A Filing System that Works

I’ve been making pretty good progress reading (sometimes reviewing or revisiting) a professional book a week this year. Most of the books are teaching books, but I’m always looking for ways to bring ideas from other fields into the classroom, and during the month of October, I found myself on a productivity binge.

It seemed like every productivity blog I read referenced David Allen’s Getting Things Done, so I had to check it out. He, like many other productivity experts, recommends a system, but I find that systems designed for other professionals rarely work for teachers.  Our needs are different.

If you’re unfamiliar with Allen’s GTD system, you can Google it and find adherents blogging about it all over the Internet. I’m still mulling over ways to make it work in the classroom, but there is one trick I have implemented and it has already improved my ability to get things done.

Tell me if this doesn’t sound like Allen may be referring to teachers: “if it takes longer than 60 seconds to file something where it belongs, you won’t file, you’ll stack.”  How many of us have stacks upon stacks on our desks and almost every other flat surface in the classroom?

Allen outlines a pretty intense two-or-three day process to “capture, clarify, organize, reflect on, and engage with” all these stacks of stuff.  My own, abreviated version still took a couple of hours spread across a couple of days,  but now that it’s done, I have been able to keep the system going for a month, loving how easy it is to maintain and to find what I’m looking for when I need it!

You will need:

  • 23 hanging file folders
  • labels (I like these)
  • a frame to hold the hanging folders in your filing cabinet
  • space in the front of the top drawer of your filing cabinet
  • a recycling bin
  • empty manila file folders (and some stickers to relabel them, if you’re reusing)
  • all those papers on your desk, including the stickies on your computer monitor and that one taped under your keyboard with your passwords written on it

Start by labeling your hanging folders—one for each letter of the alphabet, except X, Y, and Z—they can all share one folder.  Hang these on the frame in the top drawer of your filing cabinet, in order. Then, one stack at a time, work your way through the papers you’ve piled up.

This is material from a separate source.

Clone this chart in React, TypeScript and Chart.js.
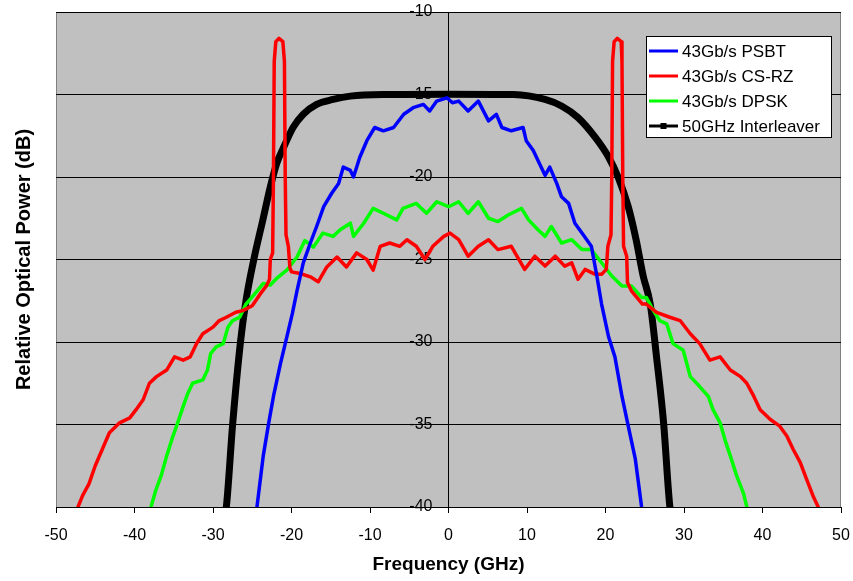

If you’re like me and have file folders that had infiltrated your piles, you can put them back where they belong in your original filing system.  Then, start by deciding whether or not you need each of the other papers in your stack. Recycle everything you can.

If it’s something you think you may need, go ahead and file it in the alphabetical system. I came across agendas from various meetings, created folders for each of the meetings, and stored the agendas there. When I have to go back for Day 2 of the College Board training, I’ll know to look in the C folder. My homework for our schoolwide PD went into the G folder for “Growth Mindset.” I have folders for all my current projects and so any loose papers immediately have a place to go.

When I’m preparing for a meeting with Mrs. Johnson, for example, I’ll just put my notes in the J folder and then know exactly where to find them when it’s time for the meeting. I taped my sticky note password reminders inside folders–N for Newsela, C for CommonLit.

A lot of my hanging folders have nothing in them, but they’re ready and waiting for the next “nonactionable but potentially relevant and useful” information that Allen says clutter our mental and physical workspaces.  He’s right; getting things off my desk and off my mind (does this password need a special character or just the capital?) has made it easier to get my work done.

So far, I’ve been able to find things when people ask and have maintained a stack-free office.  I’ll definitely have to schedule a decluttering occasionally, but for now, I have a place for all those papers I just might need.